**Exercise brief**
Return the listing below unchanged, minus its pictures.
==*==
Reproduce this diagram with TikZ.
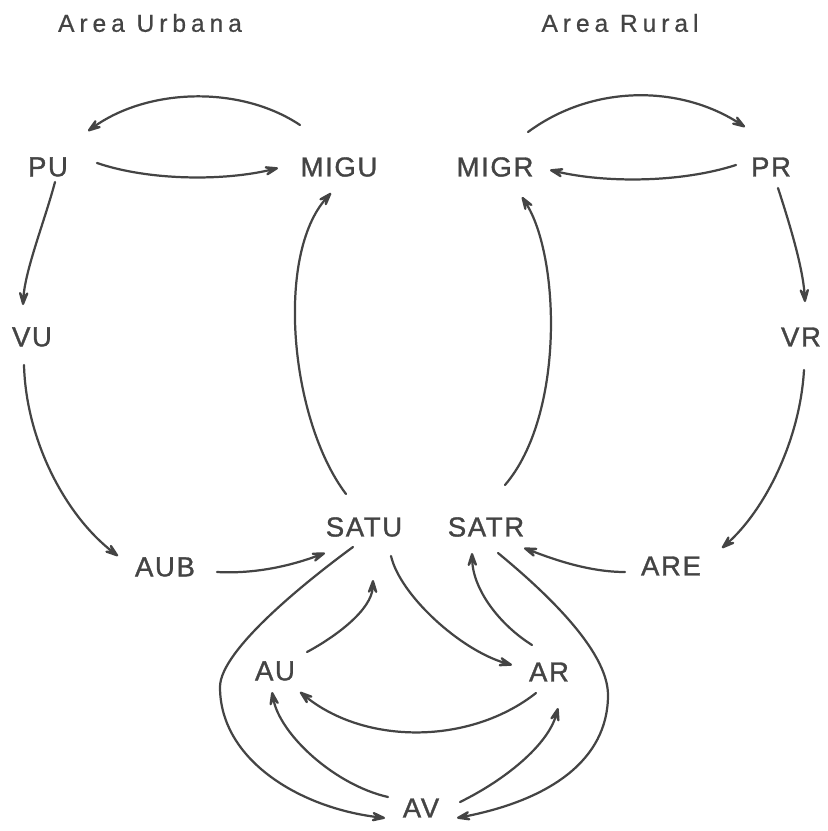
\documentclass[tikz,border=0pt]{standalone}
\usepackage{fontspec}
\setmainfont{Liberation Sans}
\newfontfamily\labfont[LetterSpace=6,FakeBold=1.2]{Liberation Sans}
\newfontfamily\titfont[LetterSpace=20,FakeBold=0.6]{Liberation Sans}
\usetikzlibrary{arrows.meta,calc}
\definecolor{ink}{HTML}{444444}
\begin{document}
\begin{tikzpicture}[x=0.03cm, y=-0.03cm,
  lab/.style={inner sep=0pt, text=ink, font=\labfont\fontsize{23.5}{27}\selectfont},
  tit/.style={inner sep=0pt, text=ink, font=\titfont\fontsize{21}{25}\selectfont},
  con/.style={draw=ink, line width=1.9pt, line cap=round,
    -{Stealth[length=6.5mm,width=4.4mm,inset=3.3mm,round]}}]
\useasboundingbox (0,0) rectangle (827,831);
% titles
\node[tit] (tu) at (150,23) {Area Urbana};
\node[tit] (tr) at (620,23) {Area Rural};
% nodes
\node[lab] (PU)   at (48,167)  {PU};
\node[lab] (MIGU) at (339,167) {MIGU};
\node[lab] (MIGR) at (495,167) {MIGR};
\node[lab] (PR)   at (771,167) {PR};
\node[lab] (VU)   at (32,337)  {VU};
\node[lab] (VR)   at (801,337) {VR};
\node[lab] (SATU) at (364,527) {SATU};
\node[lab] (SATR) at (486,527) {SATR};
\node[lab] (AUB)  at (165,567) {AUB};
\node[lab] (ARE)  at (671,566) {ARE};
\node[lab] (AU)   at (275,671) {AU};
\node[lab] (AR)   at (549,672) {AR};
\node[lab] (AV)   at (421,808) {AV};
\coordinate (lw) at (220,687);
\coordinate (rw) at (608,695);
% connectors
\draw[con] ($(MIGU.center)+(-39,-42)$) .. controls +(-60,-40) and +(60,-43) .. ($(PU.center)+(40,-36)$);
\draw[con] ($(PU.center)+(49,-4)$) .. controls +(53,18) and +(-53,13) .. ($(MIGU.center)+(-61,1)$);
\draw[con] ($(MIGR.center)+(33,-35)$) .. controls +(65,-48) and +(-65,-42) .. ($(PR.center)+(-26,-40)$);
\draw[con] ($(PR.center)+(-35,-2)$) .. controls +(-56,18) and +(55,13) .. ($(MIGR.center)+(55,3)$);
\draw[con] ($(PU.center)+(7,15)$) .. controls +(-10,38) and +(2,-35) .. ($(VU.center)+(-9,-32)$);
\draw[con] ($(PR.center)+(7,21)$) .. controls +(12,37) and +(-2,-34) .. ($(VR.center)+(4,-35)$);
\draw[con] ($(VU.center)+(-8,28)$) .. controls +(2,75) and +(-53,-41) .. ($(AUB.center)+(-47,-11)$);
\draw[con] ($(VR.center)+(3,33)$) .. controls +(-4,70) and +(43,-38) .. ($(ARE.center)+(51,-18)$);
\draw[con] ($(AUB.center)+(52,5)$) .. controls +(38,2) and +(-35,13) .. ($(SATU.center)+(-39,26)$);
\draw[con] ($(ARE.center)+(-46,6)$) .. controls +(-35,0) and +(31,12) .. ($(SATR.center)+(38,21)$);
\draw[con] ($(SATU.center)+(-18,-33)$) .. controls +(-56,-74) and +(-56,62) .. ($(MIGU.center)+(-8,26)$);
\draw[con] ($(SATR.center)+(19,-42)$) .. controls +(60,-70) and +(38,59) .. ($(MIGR.center)+(27,30)$);
\draw[con] ($(SATU.center)+(27,29)$) .. controls +(9,39) and +(-52,-15) .. ($(AR.center)+(-37,-7)$);
\draw[con] ($(AU.center)+(32,-19)$) .. controls +(28,-15) and +(-1,30) .. ($(SATU.center)+(9,53)$);
\draw[con] ($(AR.center)+(-17,-27)$) .. controls +(-32,-20) and +(1,37) .. ($(SATR.center)+(-14,26)$);
\draw[con] ($(AR.center)+(-13,21)$) .. controls +(-66,52) and +(65,53) .. ($(AU.center)+(25,21)$);
\draw[con] ($(AV.center)+(-33,-11)$) .. controls +(-53,-12) and +(8,43) .. ($(AU.center)+(-3,21)$);
\draw[con] ($(AV.center)+(39,-6)$) .. controls +(45,-22) and +(-10,37) .. ($(AR.center)+(9,36)$);
\draw[con] ($(SATU.center)+(-11,20)$) .. controls +(-45,33) and +(0,-37) .. (lw)
  .. controls +(0,73) and +(-85,-10) .. ($(AV.center)+(-36,10)$);
\draw[con] ($(SATR.center)+(12,26)$) .. controls +(45,37) and +(0,-45) .. (rw)
  .. controls +(0,65) and +(93,-18) .. ($(AV.center)+(36,10)$);
\end{tikzpicture}
\end{document}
==*==
**Written response**
Reproduce this diagram with TikZ.
\documentclass[tikz,border=0pt]{standalone}
\usepackage{fontspec}
\setmainfont{Liberation Sans}
\newfontfamily\labfont[LetterSpace=6,FakeBold=1.2]{Liberation Sans}
\newfontfamily\titfont[LetterSpace=20,FakeBold=0.6]{Liberation Sans}
\usetikzlibrary{arrows.meta,calc}
\definecolor{ink}{HTML}{444444}
\begin{document}
\begin{tikzpicture}[x=0.03cm, y=-0.03cm,
  lab/.style={inner sep=0pt, text=ink, font=\labfont\fontsize{23.5}{27}\selectfont},
  tit/.style={inner sep=0pt, text=ink, font=\titfont\fontsize{21}{25}\selectfont},
  con/.style={draw=ink, line width=1.9pt, line cap=round,
    -{Stealth[length=6.5mm,width=4.4mm,inset=3.3mm,round]}}]
\useasboundingbox (0,0) rectangle (827,831);
% titles
\node[tit] (tu) at (150,23) {Area Urbana};
\node[tit] (tr) at (620,23) {Area Rural};
% nodes
\node[lab] (PU)   at (48,167)  {PU};
\node[lab] (MIGU) at (339,167) {MIGU};
\node[lab] (MIGR) at (495,167) {MIGR};
\node[lab] (PR)   at (771,167) {PR};
\node[lab] (VU)   at (32,337)  {VU};
\node[lab] (VR)   at (801,337) {VR};
\node[lab] (SATU) at (364,527) {SATU};
\node[lab] (SATR) at (486,527) {SATR};
\node[lab] (AUB)  at (165,567) {AUB};
\node[lab] (ARE)  at (671,566) {ARE};
\node[lab] (AU)   at (275,671) {AU};
\node[lab] (AR)   at (549,672) {AR};
\node[lab] (AV)   at (421,808) {AV};
\coordinate (lw) at (220,687);
\coordinate (rw) at (608,695);
% connectors
\draw[con] ($(MIGU.center)+(-39,-42)$) .. controls +(-60,-40) and +(60,-43) .. ($(PU.center)+(40,-36)$);
\draw[con] ($(PU.center)+(49,-4)$) .. controls +(53,18) and +(-53,13) .. ($(MIGU.center)+(-61,1)$);
\draw[con] ($(MIGR.center)+(33,-35)$) .. controls +(65,-48) and +(-65,-42) .. ($(PR.center)+(-26,-40)$);
\draw[con] ($(PR.center)+(-35,-2)$) .. controls +(-56,18) and +(55,13) .. ($(MIGR.center)+(55,3)$);
\draw[con] ($(PU.center)+(7,15)$) .. controls +(-10,38) and +(2,-35) .. ($(VU.center)+(-9,-32)$);
\draw[con] ($(PR.center)+(7,21)$) .. controls +(12,37) and +(-2,-34) .. ($(VR.center)+(4,-35)$);
\draw[con] ($(VU.center)+(-8,28)$) .. controls +(2,75) and +(-53,-41) .. ($(AUB.center)+(-47,-11)$);
\draw[con] ($(VR.center)+(3,33)$) .. controls +(-4,70) and +(43,-38) .. ($(ARE.center)+(51,-18)$);
\draw[con] ($(AUB.center)+(52,5)$) .. controls +(38,2) and +(-35,13) .. ($(SATU.center)+(-39,26)$);
\draw[con] ($(ARE.center)+(-46,6)$) .. controls +(-35,0) and +(31,12) .. ($(SATR.center)+(38,21)$);
\draw[con] ($(SATU.center)+(-18,-33)$) .. controls +(-56,-74) and +(-56,62) .. ($(MIGU.center)+(-8,26)$);
\draw[con] ($(SATR.center)+(19,-42)$) .. controls +(60,-70) and +(38,59) .. ($(MIGR.center)+(27,30)$);
\draw[con] ($(SATU.center)+(27,29)$) .. controls +(9,39) and +(-52,-15) .. ($(AR.center)+(-37,-7)$);
\draw[con] ($(AU.center)+(32,-19)$) .. controls +(28,-15) and +(-1,30) .. ($(SATU.center)+(9,53)$);
\draw[con] ($(AR.center)+(-17,-27)$) .. controls +(-32,-20) and +(1,37) .. ($(SATR.center)+(-14,26)$);
\draw[con] ($(AR.center)+(-13,21)$) .. controls +(-66,52) and +(65,53) .. ($(AU.center)+(25,21)$);
\draw[con] ($(AV.center)+(-33,-11)$) .. controls +(-53,-12) and +(8,43) .. ($(AU.center)+(-3,21)$);
\draw[con] ($(AV.center)+(39,-6)$) .. controls +(45,-22) and +(-10,37) .. ($(AR.center)+(9,36)$);
\draw[con] ($(SATU.center)+(-11,20)$) .. controls +(-45,33) and +(0,-37) .. (lw)
  .. controls +(0,73) and +(-85,-10) .. ($(AV.center)+(-36,10)$);
\draw[con] ($(SATR.center)+(12,26)$) .. controls +(45,37) and +(0,-45) .. (rw)
  .. controls +(0,65) and +(93,-18) .. ($(AV.center)+(36,10)$);
\end{tikzpicture}
\end{document}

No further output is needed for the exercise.